Gianfagna: You’re describing a top-down design methodology that comprehends hardware-software co-design, partitioning and physical implementation issues, and which balances it from the algorithm all the way through. That’s a great vision. But an alternative vision is that it’s too hard to do that. What if you come up with a hardware-based design flow that targets a large market with the ability for customization in software, and then you build a chip to address that? Now the co-design problem becomes, ‘Which architecture is most compatible with my software?’ I can just use that chip and customize the software. We’ve been predicting this for a long time, namely that all the differentiation becomes software.
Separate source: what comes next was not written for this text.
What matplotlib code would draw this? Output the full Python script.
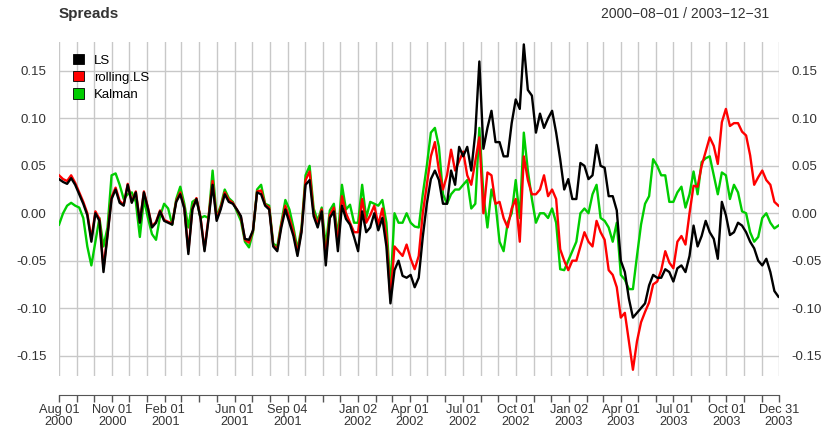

Brambilla: We do have some progress in that direction. I see it as an intelligent way of attacking certain markets. I don’t see it in the switching market or cell phones.
Marvell designs a chip set, throws functions into a chip set, and they give it to Nokia or whoever they like.
Janac: Their volume is just barely enough to stay in that business.
Gianfagna: MediaTek has a similar strategy and they’re selling into the Chinese market.
Janac: But their stuff is highly optimized.
Gianfagna: That’s true. But the cell-phone market and the smart-phone application are very similar. We have 3G, 4G and a way to deliver the video. We have Wi-Fi. That all gets standardized. So the way that ‘Vendor A’ differentiates itself from ‘Vendor B’ is the software interface and maybe some clever stuff with touch screens. It’s more mechanical.
Brambilla: In that space I agree with you.
Janac: I don’t. One of the things that’s happening is we are in a computing architecture switch, from PC server to the cloud. What people have gotten wrong is those edge devices will need to become extremely sophisticated. The cloud will not always be available and you will need that sophistication to take advantage of the information that’s in the cloud. So those devices are going to go through a huge amount of innovation and become way more powerful than today. It may take several years but it will happen.
DeLaCruz: If you’re very highly standardized, you can probably program software to make some tradeoffs for you. When you’re dealing with a wider range of chips with analog content and some interface into memory you’re dealing with very different problems. I don’t think I would trust an EDA tool vendor to think of all these different options. They’ll implement certain things, but they’re going to be behind the curve by at least a year.
Janac: With the physical layout the tools were driven by design rules. But at the architectural level you really need IP. Without IP the tools do not have any reality. We’re going to see a combination of tools and IP at the architectural level. Without IP, ESL is a $50 million market. On the other hand, if you have the tools and the IP you can generate a lot of value. ARM cores will come with tools. Our interconnect will come with tools. The memory controllers will have tools. You’re going to see a unification of IP and EDA at the architectural level.
DeLaCruz: At that point in time the only options you’re presenting yourself with are the ones the IP vendors are giving you. It’s limited. But stepping back and taking a higher-level view, there may be a different way of looking at this problem.
Janac: The economics are forcing each company to build its own IP that’s core to its value. Otherwise it’s too hard to be too competitive across all IP and 60 subsystems. You have to pick from a menu of IP to build those parts of the chip that economics don’t allow you build yourself.